## Start RAW DATA

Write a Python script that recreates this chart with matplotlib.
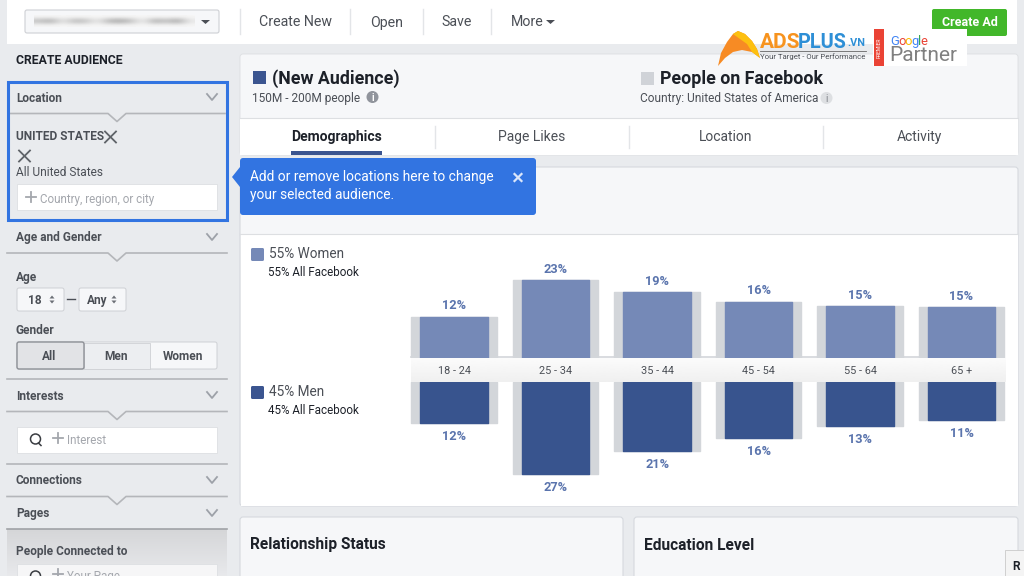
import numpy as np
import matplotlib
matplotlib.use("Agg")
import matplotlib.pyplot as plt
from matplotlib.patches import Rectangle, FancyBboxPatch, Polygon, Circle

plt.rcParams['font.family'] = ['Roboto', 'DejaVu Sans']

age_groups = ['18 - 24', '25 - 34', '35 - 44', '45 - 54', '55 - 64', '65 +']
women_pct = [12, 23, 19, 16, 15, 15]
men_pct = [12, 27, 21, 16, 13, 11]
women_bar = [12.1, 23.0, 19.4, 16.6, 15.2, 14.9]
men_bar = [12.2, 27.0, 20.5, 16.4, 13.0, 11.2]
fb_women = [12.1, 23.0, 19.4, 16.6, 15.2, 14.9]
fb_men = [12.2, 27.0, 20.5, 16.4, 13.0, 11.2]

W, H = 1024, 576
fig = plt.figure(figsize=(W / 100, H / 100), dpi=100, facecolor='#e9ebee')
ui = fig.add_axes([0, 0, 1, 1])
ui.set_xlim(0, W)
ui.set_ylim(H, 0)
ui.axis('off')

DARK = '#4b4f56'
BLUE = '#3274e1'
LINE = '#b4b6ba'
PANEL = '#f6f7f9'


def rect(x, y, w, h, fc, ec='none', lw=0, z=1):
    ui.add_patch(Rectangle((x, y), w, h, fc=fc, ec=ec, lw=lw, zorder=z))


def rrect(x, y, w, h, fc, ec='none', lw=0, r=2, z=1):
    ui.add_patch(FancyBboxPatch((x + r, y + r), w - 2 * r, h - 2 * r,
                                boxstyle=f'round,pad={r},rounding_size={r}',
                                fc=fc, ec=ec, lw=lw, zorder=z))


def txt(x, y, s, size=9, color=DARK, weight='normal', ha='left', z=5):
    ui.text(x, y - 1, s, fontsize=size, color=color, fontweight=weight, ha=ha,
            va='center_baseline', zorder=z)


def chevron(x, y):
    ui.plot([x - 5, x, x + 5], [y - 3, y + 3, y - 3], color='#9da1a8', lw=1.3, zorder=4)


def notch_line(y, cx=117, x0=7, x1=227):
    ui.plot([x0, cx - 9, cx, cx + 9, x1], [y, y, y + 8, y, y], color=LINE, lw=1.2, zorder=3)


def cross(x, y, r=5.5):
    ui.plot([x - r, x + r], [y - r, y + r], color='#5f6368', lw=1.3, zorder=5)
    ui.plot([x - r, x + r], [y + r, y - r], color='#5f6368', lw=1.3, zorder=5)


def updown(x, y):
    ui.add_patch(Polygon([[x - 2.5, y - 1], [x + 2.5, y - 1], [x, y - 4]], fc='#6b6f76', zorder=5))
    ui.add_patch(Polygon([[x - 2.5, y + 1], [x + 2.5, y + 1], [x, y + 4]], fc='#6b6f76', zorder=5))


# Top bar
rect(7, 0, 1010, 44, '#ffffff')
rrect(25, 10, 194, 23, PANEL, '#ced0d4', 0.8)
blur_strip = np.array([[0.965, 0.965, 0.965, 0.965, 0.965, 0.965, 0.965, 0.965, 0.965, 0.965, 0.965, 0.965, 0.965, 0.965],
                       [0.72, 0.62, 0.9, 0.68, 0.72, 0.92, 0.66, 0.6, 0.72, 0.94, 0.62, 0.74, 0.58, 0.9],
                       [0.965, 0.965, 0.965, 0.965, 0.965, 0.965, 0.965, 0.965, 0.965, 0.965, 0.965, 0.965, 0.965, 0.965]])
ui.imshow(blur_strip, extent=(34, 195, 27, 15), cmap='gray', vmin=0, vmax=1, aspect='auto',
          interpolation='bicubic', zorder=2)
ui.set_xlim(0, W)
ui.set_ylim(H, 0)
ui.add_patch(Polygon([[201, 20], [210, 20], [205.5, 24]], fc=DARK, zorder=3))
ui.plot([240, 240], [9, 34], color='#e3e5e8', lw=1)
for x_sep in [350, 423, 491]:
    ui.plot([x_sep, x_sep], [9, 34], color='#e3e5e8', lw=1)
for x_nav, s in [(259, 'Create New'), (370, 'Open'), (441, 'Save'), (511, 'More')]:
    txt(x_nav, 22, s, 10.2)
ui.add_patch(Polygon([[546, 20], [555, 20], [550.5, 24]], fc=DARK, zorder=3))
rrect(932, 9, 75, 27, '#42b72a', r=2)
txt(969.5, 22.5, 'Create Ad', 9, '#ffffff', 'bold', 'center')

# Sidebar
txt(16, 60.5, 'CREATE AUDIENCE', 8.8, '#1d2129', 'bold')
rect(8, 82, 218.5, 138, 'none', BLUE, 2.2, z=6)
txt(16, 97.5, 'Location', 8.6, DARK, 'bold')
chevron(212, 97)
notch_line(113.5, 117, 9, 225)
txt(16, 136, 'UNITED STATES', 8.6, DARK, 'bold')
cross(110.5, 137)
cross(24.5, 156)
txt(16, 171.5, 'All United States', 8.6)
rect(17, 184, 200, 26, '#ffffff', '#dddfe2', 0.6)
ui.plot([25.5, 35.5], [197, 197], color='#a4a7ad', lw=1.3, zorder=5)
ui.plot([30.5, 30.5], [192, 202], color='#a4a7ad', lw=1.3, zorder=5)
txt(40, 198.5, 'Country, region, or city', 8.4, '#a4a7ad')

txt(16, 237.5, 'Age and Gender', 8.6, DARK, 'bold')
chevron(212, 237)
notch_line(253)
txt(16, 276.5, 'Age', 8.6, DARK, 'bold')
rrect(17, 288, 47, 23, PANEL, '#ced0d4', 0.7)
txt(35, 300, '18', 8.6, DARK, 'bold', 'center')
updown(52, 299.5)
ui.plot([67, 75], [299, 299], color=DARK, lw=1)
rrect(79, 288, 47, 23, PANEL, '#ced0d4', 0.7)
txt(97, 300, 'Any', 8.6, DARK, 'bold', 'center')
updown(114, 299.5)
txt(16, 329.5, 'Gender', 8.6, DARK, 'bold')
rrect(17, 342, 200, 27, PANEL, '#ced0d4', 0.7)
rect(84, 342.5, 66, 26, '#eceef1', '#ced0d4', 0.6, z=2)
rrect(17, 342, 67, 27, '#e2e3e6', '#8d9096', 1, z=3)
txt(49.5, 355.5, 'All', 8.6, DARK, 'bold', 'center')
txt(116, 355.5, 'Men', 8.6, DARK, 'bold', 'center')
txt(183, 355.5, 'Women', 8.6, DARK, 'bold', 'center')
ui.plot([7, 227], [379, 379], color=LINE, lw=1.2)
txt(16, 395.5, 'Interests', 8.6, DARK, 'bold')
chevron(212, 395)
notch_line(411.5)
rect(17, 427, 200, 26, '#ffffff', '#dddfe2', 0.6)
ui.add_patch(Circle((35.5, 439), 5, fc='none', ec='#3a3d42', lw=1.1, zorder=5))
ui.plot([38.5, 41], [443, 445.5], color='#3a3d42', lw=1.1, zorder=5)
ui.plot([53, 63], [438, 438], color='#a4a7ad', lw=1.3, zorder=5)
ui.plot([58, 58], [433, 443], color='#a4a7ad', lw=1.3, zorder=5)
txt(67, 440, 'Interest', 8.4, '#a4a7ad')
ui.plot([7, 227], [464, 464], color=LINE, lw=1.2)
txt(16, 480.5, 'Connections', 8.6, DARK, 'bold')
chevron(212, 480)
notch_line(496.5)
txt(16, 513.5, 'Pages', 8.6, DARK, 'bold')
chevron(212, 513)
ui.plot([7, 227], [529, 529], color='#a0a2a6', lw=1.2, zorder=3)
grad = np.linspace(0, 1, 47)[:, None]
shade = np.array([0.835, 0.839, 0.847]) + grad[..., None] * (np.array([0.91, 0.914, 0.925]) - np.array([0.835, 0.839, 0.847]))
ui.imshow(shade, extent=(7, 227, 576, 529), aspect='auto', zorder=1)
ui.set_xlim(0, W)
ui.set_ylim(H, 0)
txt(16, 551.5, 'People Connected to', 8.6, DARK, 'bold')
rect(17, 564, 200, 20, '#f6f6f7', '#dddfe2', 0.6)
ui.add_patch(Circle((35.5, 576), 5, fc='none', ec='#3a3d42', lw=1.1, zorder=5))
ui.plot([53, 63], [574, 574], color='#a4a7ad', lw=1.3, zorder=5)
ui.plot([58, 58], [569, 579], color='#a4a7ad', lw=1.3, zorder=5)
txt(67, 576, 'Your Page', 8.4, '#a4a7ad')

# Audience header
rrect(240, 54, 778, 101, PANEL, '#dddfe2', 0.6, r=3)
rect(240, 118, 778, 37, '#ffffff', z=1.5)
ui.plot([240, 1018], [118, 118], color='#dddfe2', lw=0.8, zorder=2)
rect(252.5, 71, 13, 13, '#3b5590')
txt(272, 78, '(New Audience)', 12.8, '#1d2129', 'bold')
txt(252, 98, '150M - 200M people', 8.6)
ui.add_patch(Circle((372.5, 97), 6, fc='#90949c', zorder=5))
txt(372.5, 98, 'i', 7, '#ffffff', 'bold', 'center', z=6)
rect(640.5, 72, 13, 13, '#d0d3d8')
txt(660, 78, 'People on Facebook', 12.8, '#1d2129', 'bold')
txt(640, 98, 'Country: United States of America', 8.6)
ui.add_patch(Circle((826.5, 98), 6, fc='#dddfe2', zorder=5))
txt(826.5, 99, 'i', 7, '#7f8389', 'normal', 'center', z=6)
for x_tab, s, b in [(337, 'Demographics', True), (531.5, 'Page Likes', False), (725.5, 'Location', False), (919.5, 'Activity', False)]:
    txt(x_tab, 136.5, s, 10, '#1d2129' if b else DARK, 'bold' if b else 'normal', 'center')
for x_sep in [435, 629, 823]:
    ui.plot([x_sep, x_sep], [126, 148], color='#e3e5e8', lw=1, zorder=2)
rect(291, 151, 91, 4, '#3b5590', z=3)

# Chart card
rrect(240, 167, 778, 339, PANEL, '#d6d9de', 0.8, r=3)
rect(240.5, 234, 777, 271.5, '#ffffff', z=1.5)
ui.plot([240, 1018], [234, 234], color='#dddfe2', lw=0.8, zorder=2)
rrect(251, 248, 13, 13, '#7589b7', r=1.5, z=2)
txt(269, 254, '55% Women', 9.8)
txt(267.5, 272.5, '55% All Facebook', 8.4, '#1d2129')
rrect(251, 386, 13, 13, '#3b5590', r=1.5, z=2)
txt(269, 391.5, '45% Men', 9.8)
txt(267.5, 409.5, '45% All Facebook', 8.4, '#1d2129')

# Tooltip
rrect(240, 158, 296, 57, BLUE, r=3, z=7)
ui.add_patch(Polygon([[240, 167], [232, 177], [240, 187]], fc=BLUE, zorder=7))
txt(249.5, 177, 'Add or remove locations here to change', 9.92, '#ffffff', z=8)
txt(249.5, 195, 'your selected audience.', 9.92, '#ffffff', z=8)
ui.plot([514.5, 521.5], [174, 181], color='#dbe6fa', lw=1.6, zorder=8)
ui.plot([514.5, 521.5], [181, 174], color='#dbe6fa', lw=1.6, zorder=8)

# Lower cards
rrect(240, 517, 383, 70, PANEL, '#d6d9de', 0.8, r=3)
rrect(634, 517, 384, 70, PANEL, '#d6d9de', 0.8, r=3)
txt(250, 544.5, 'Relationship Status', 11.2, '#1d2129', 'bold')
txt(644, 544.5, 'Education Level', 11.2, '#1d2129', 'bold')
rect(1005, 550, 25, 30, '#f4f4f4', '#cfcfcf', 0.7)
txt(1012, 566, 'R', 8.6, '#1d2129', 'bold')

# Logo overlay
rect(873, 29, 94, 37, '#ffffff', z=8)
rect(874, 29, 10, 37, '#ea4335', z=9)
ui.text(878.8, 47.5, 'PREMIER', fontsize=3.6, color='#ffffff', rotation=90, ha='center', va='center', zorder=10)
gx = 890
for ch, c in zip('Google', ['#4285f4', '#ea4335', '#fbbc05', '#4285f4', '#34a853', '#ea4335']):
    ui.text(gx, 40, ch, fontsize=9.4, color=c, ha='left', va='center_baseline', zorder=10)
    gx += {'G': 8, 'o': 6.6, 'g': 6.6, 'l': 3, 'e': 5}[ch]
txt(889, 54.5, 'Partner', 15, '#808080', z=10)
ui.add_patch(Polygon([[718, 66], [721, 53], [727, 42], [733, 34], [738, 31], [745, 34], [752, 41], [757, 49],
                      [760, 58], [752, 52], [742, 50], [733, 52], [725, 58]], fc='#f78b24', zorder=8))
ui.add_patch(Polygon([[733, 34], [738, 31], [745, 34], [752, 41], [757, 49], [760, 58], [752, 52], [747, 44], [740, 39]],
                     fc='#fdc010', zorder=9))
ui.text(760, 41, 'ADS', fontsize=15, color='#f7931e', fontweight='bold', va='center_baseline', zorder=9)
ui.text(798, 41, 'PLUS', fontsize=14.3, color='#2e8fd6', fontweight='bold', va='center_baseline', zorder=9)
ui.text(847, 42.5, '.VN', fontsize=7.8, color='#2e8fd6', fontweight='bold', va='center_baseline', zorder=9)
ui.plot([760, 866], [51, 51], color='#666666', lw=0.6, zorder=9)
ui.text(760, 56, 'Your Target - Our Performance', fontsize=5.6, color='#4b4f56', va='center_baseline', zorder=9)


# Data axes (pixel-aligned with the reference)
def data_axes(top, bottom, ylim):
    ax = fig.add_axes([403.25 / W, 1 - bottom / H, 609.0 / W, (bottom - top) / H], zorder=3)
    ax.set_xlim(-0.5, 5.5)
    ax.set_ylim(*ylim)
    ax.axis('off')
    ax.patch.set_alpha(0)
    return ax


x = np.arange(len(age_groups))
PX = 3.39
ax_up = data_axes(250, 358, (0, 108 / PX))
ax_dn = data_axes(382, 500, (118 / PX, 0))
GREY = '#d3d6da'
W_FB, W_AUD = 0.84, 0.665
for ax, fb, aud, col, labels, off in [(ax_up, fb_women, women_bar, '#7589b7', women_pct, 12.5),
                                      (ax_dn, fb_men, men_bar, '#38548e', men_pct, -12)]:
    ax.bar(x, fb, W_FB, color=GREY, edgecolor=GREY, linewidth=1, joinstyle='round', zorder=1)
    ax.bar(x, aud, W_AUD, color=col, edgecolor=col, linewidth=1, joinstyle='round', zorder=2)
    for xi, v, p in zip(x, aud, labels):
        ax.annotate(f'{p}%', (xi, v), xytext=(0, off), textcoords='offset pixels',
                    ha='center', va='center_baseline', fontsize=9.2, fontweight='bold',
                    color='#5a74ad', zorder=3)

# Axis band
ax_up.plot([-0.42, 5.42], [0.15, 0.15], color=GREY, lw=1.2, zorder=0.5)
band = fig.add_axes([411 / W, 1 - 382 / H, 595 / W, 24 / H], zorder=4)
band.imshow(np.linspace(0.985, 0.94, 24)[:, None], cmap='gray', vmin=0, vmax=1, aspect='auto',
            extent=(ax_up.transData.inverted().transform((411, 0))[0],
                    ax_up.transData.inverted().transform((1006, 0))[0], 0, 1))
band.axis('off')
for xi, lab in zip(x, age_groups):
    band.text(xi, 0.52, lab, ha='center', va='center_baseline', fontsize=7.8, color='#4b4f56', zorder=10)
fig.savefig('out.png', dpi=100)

## End RAW DATA

# GOAL OF THE EXERCISE
Reproduce the data above word for word from its first line through the line that holds "plt.rcParams['font.family'] = ['Roboto', 'DejaVu", both ends included; skip pictures.

# ANSWER TO THIS TASK
Write a Python script that recreates this chart with matplotlib.
import numpy as np
import matplotlib
matplotlib.use("Agg")
import matplotlib.pyplot as plt
from matplotlib.patches import Rectangle, FancyBboxPatch, Polygon, Circle

plt.rcParams['font.family'] = ['Roboto', 'DejaVu Sans']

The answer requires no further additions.